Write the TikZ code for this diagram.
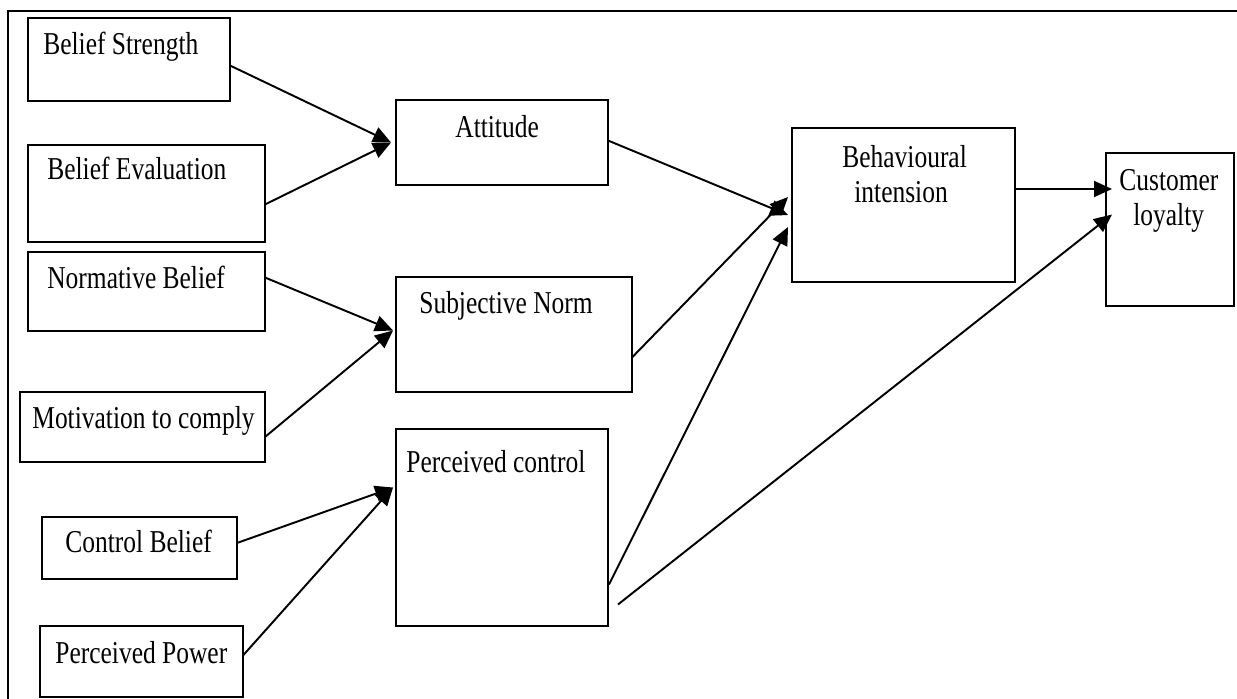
\documentclass[tikz,border=0pt]{standalone}
\usepackage{fontspec}
\setmainfont{Liberation Serif}
\usepackage{tikz}
\usetikzlibrary{calc}
\usetikzlibrary{arrows.meta}

\newcommand{\tallword}[1]{\scalebox{1}[1.25]{#1}}

\begin{document}
\begin{tikzpicture}[x=0.02cm, y=-0.02cm]
		\tikzstyle{box} = [rectangle, draw, line width=1.3pt, inner sep=0pt, outer sep=0pt]
		\tikzstyle{txt} = [anchor=base west, inner sep=0pt, font=\fontsize{14.5}{17}\selectfont]
		\tikzstyle{link} = [line width=1.1pt, -{Triangle[length=3.6mm, width=3.2mm]}]
		
		\useasboundingbox (0,0) rectangle (1237,699);
		\draw [line width=1.2pt] (8,699) -- (8,11) -- (1237,11);
		
		\node [box, minimum width=4.04cm, minimum height=1.66cm] (BS) at (129,59.5) {};
		\node [box, minimum width=4.74cm, minimum height=1.94cm] (BE) at (146.5,193.5) {};
		\node [box, minimum width=4.74cm, minimum height=1.58cm] (NB) at (146.5,291.5) {};
		\node [box, minimum width=4.9cm, minimum height=1.4cm] (MC) at (142.5,427) {};
		\node [box, minimum width=3.9cm, minimum height=1.24cm] (CB) at (139.5,548) {};
		\node [box, minimum width=4.06cm, minimum height=1.42cm] (PP) at (141.5,661.5) {};
		
		\node [box, minimum width=4.24cm, minimum height=1.7cm] (AT) at (502,142.5) {};
		\node [box, minimum width=4.72cm, minimum height=2.3cm] (SN) at (514,334.5) {};
		\node [box, minimum width=4.24cm, minimum height=3.94cm] (PC) at (502,527.5) {};
		
		\node [box, minimum width=4.46cm, minimum height=3.08cm] (BI) at (903.5,205) {};
		\node [box, minimum width=2.56cm, minimum height=3.06cm] (CL) at (1170,229.5) {};
		
		\node [txt] (BSt) at (43,55) {\tallword{Belief Strength}};
		\node [txt] (BEt) at (47,180) {\tallword{Belief Evaluation}};
		\node [txt] (NBt) at (47,288) {\tallword{Normative Belief}};
		\node [txt] (MCt) at (32,428) {\tallword{Motivation to comply}};
		\node [txt] (CBt) at (65,552) {\tallword{Control Belief}};
		\node [txt] (PPt) at (55,663) {\tallword{Perceived Power}};
		\node [txt] (ATt) at (455,138) {\tallword{Attitude}};
		\node [txt] (SNt) at (419,313) {\tallword{Subjective Norm}};
		\node [txt] (PCt) at (406,472) {\tallword{Perceived control}};
		\node [txt] (BIt1) at (842,168) {\tallword{Behavioural}};
		\node [txt] (BIt2) at (854,203) {\tallword{intension}};
		\node [txt] (CLt1) at (1119,191) {\tallword{Customer}};
		\node [txt] (CLt2) at (1133,226) {\tallword{loyalty}};
		
		\draw [link] ($(BS.east)+(0,6)$) to ($(AT.west)+(-5,0)$);
		\draw [link] ($(BE.east)+(0,11)$) to ($(AT.west)+(-5,0)$);
		\draw [link] ($(NB.east)+(0,-14)$) to ($(SN.west)+(-3,-4)$);
		\draw [link] ($(MC.east)+(0,10)$) to ($(SN.west)+(-3,-4)$);
		\draw [link] ($(CB.east)+(0,-5)$) to ($(PC.west)+(-3,-40)$);
		\draw [link] ($(PP.east)+(0,-6)$) to ($(PC.west)+(-3,-40)$);
		
		\draw [link] ($(AT.east)+(0,-2)$) to ($(BI.west)+(-4,10)$);
		\draw [link] ($(SN.east)+(0,23)$) to ($(BI.west)+(-4,-8)$);
		\draw [link] ($(PC.east)+(1,57)$) to ($(BI.west)+(-4,22)$);
		
		\draw [link] ($(BI.east)+(0,-16)$) to ($(CL.west)+(6,-40.5)$);
		\draw [link] ($(PC.east)+(10,77)$) to ($(CL.west)+(6,-15)$);
	\end{tikzpicture}
\end{document}
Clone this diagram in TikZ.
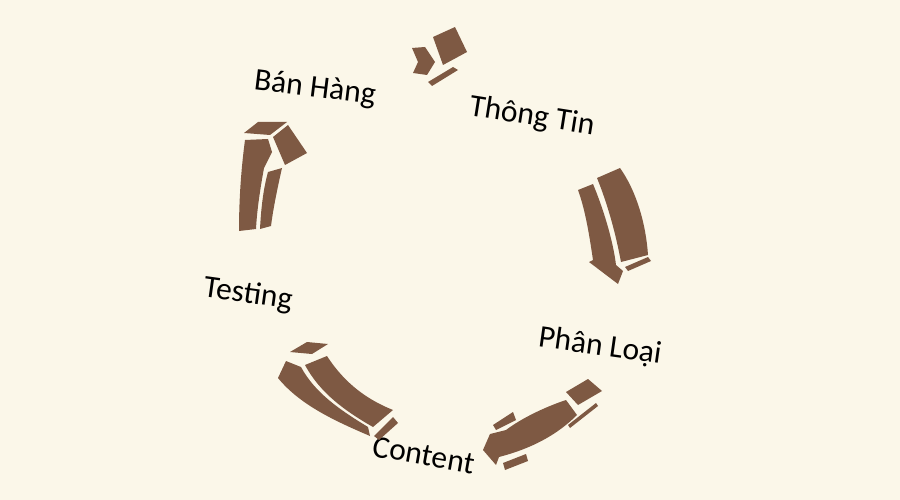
\documentclass[tikz,border=0pt]{standalone}
\usepackage{fontspec}
\setmainfont{Carlito}
\definecolor{bg}{RGB}{251,247,233}
\definecolor{brown}{RGB}{126,89,67}
\begin{document}
\begin{tikzpicture}[x=1pt,y=-1pt,
  lbl/.style={inner sep=0pt, font=\fontsize{31.5}{36}\selectfont, text=black},
  blk/.style={fill=brown, draw=none}]
\fill[bg] (0,0) rectangle (900,500);
\useasboundingbox (0,0) rectangle (900,500);

% labels
\node[lbl, rotate=-7] (ban) at (315,89) {Bán Hàng};
\node[lbl, rotate=-9] (thong) at (532,117) {Thông Tin};
\node[lbl, rotate=-8] (phan) at (600,347) {Phân Loại};
\node[lbl, rotate=-10] (content) at (424,455) {Content};
\node[lbl, rotate=-8] (testing) at (248,295) {Testing};

% arrow 1 (top, towards Thông Tin)
\fill[blk] (433,37) -- (455,27) -- (467,52) -- (443,65) -- cycle;
\fill[blk] (412,48) -- (425,47) -- (435,62) -- (427,75) -- (413,73) -- (418,62) -- cycle;
\fill[blk] (428,82) -- (453,67) -- (458,70) -- (432,86) -- cycle;

% arrow 2 (right, Thông Tin -> Phân Loại)
\fill[blk] (578,190) -- (593,184) .. controls (603,208) and (613,240) .. (616,265)
  -- (623,271) -- (618,284) -- (589,262) -- (593,260)
  .. controls (590,240) and (586,212) .. (578,190) -- cycle;
\fill[blk] (597,178) -- (620,168) .. controls (637,192) and (646,225) .. (648,255)
  -- (621,262) .. controls (616,235) and (608,205) .. (597,178) -- cycle;
\fill[blk] (625,267) -- (648,257) -- (651,261) -- (628,271) -- cycle;

% arrow 3 (Phân Loại -> Content)
\fill[blk] (566,392) -- (588,379) -- (602,391) -- (578,405) -- cycle;
\fill[blk] (566,400) .. controls (545,407) and (522,418) .. (506,430)
  -- (490,434) -- (483,450) -- (496,465) -- (499,457)
  .. controls (522,451) and (552,440) .. (577,415) -- cycle;
\fill[blk] (493,425) -- (513,412) -- (516,420) -- (496,430) -- cycle;
\fill[blk] (503,463) -- (526,454) -- (528,461) -- (505,470) -- cycle;
\fill[blk] (568,425) -- (596,403) -- (598,406) -- (570,428) -- cycle;

% arrow 4 (Content -> Testing)
\fill[blk] (290,352) -- (307,342) -- (328,344) -- (312,354) -- cycle;
\fill[blk] (278,378) -- (286,361) -- (301,367)
  .. controls (315,393) and (340,410) .. (368,427) -- (370,436)
  .. controls (335,421) and (300,405) .. (278,378) -- cycle;
\fill[blk] (305,365) -- (327,356) .. controls (345,384) and (368,400) .. (393,410)
  -- (373,427) .. controls (345,411) and (320,393) .. (305,365) -- cycle;
\fill[blk] (374,436) -- (393,417) -- (398,423) -- (379,440) -- cycle;

% arrow 5 (Testing -> Bán Hàng)
\fill[blk] (244,133) -- (258,122) -- (287,122) -- (270,135) -- cycle;
\fill[blk] (273,137) -- (288,125) -- (307,153) -- (285,165) -- cycle;
\fill[blk] (245,140) -- (268,139) -- (272,152) -- (264,168)
  .. controls (260,190) and (257,210) .. (256,229) -- (239,231)
  .. controls (239,200) and (241,170) .. (245,140) -- cycle;
\fill[blk] (268,172) -- (282,168) .. controls (277,190) and (273,210) .. (271,226)
  -- (260,229) .. controls (261,210) and (263,190) .. (268,172) -- cycle;
\end{tikzpicture}
\end{document}
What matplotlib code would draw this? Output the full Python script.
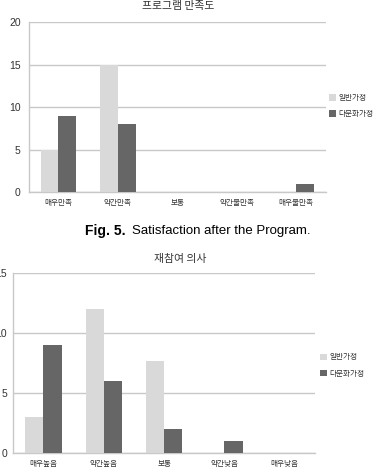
import matplotlib
matplotlib.use('Agg')
from matplotlib import pyplot as plt
import numpy as np

KR = ['Noto Sans CJK KR', 'DejaVu Sans']
NUM = ['Liberation Sans', 'DejaVu Sans']

# chart 1: satisfaction
sat_title = '프로그램 만족도'
sat_cats = ['매우만족', '약간만족', '보통', '약간불만족', '매우불만족']
sat_general = [5, 15, 0, 0, 0]
sat_multi = [9, 8, 0, 0, 1]

# chart 2: intention to participate again
rep_title = '재참여 의사'
rep_cats = ['매우높음', '약간높음', '보통', '약간낮음', '매우낮음']
rep_general = [3, 12, 7.7, 0, 0]
rep_multi = [9, 6, 2, 1, 0]

series_names = ['일반가정', '다문화가정']
light, dark = '#d9d9d9', '#666666'
grid_col = '#c8c8c8'

W, H = 379, 475
fig = plt.figure(figsize=(W / 100, H / 100), dpi=100)


def px_axes(x0, y0, x1, y1):
    return fig.add_axes([x0 / W, 1 - y1 / H, (x1 - x0) / W, (y1 - y0) / H])


def draw(ax, cats, gen, multi, ymax, ypad, legend_xy):
    x = np.arange(len(cats))
    w = 0.3
    b1 = ax.bar(x - w / 2, gen, w, color=light, label=series_names[0], zorder=3)
    b2 = ax.bar(x + w / 2, multi, w, color=dark, label=series_names[1], zorder=3)
    ax.set_xlim(-0.5, len(cats) - 0.5)
    ax.set_ylim(0, ymax)
    ax.set_yticks(np.arange(0, ymax + 1, 5))
    ax.yaxis.grid(True, color=grid_col, linewidth=1.0, zorder=0)
    ax.set_axisbelow(True)
    for s in ['top', 'right']:
        ax.spines[s].set_visible(False)
    for s in ['left', 'bottom']:
        ax.spines[s].set_color(grid_col)
        ax.spines[s].set_linewidth(1.0)
    ax.tick_params(length=0)
    ax.tick_params(axis='y', pad=ypad, labelsize=7.5, colors='#333333')
    ax.tick_params(axis='x', pad=5, colors='#333333')
    ax.set_xticks(x)
    ax.set_xticklabels(cats, family=KR, fontsize=5.5)
    for t in ax.get_yticklabels():
        t.set_family(NUM)
    leg = fig.legend([b1, b2], series_names, loc='upper left',
                     bbox_to_anchor=(legend_xy[0] / W, 1 - legend_xy[1] / H),
                     frameon=False, prop={'family': KR, 'size': 5.5},
                     handlelength=0.95, handleheight=0.95, handletextpad=0.3,
                     labelspacing=1.05, borderpad=0, borderaxespad=0)
    for t in leg.get_texts():
        t.set_color('#333333')


ax1 = px_axes(28.7, 22.3, 326, 192.3)
draw(ax1, sat_cats, sat_general, sat_multi, 20, 5.8, (329, 94))
fig.text(178 / W, 1 - 6.5 / H, sat_title, family=KR, fontsize=7.8,
         ha='center', va='center', color='#333333')

fig.text(85 / W, 1 - 231 / H, 'Fig. 5.', family=NUM, fontsize=10,
         fontweight='bold', ha='left', va='center')
fig.text(132.3 / W, 1 - 231 / H, 'Satisfaction after the Program.', family=NUM,
         fontsize=9.5, ha='left', va='center')

ax2 = px_axes(13.3, 273.3, 315, 452.7)
draw(ax2, rep_cats, rep_general, rep_multi, 15, 4.3, (320, 353.5))
fig.text(180 / W, 1 - 259 / H, rep_title, family=KR, fontsize=7.8,
         ha='center', va='center', color='#333333')

fig.savefig('out.png', dpi=100)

» EXERCISE: Leave out any pictures, please, and quote only the lines from the top of the data through the line that contains "minimum width=4.06cm, minimum".

» FINISHED EXERCISE:
Write the TikZ code for this diagram.
\documentclass[tikz,border=0pt]{standalone}
\usepackage{fontspec}
\setmainfont{Liberation Serif}
\usepackage{tikz}
\usetikzlibrary{calc}
\usetikzlibrary{arrows.meta}

\newcommand{\tallword}[1]{\scalebox{1}[1.25]{#1}}

\begin{document}
\begin{tikzpicture}[x=0.02cm, y=-0.02cm]
		\tikzstyle{box} = [rectangle, draw, line width=1.3pt, inner sep=0pt, outer sep=0pt]
		\tikzstyle{txt} = [anchor=base west, inner sep=0pt, font=\fontsize{14.5}{17}\selectfont]
		\tikzstyle{link} = [line width=1.1pt, -{Triangle[length=3.6mm, width=3.2mm]}]
		
		\useasboundingbox (0,0) rectangle (1237,699);
		\draw [line width=1.2pt] (8,699) -- (8,11) -- (1237,11);
		
		\node [box, minimum width=4.04cm, minimum height=1.66cm] (BS) at (129,59.5) {};
		\node [box, minimum width=4.74cm, minimum height=1.94cm] (BE) at (146.5,193.5) {};
		\node [box, minimum width=4.74cm, minimum height=1.58cm] (NB) at (146.5,291.5) {};
		\node [box, minimum width=4.9cm, minimum height=1.4cm] (MC) at (142.5,427) {};
		\node [box, minimum width=3.9cm, minimum height=1.24cm] (CB) at (139.5,548) {};
		\node [box, minimum width=4.06cm, minimum height=1.42cm] (PP) at (141.5,661.5) {};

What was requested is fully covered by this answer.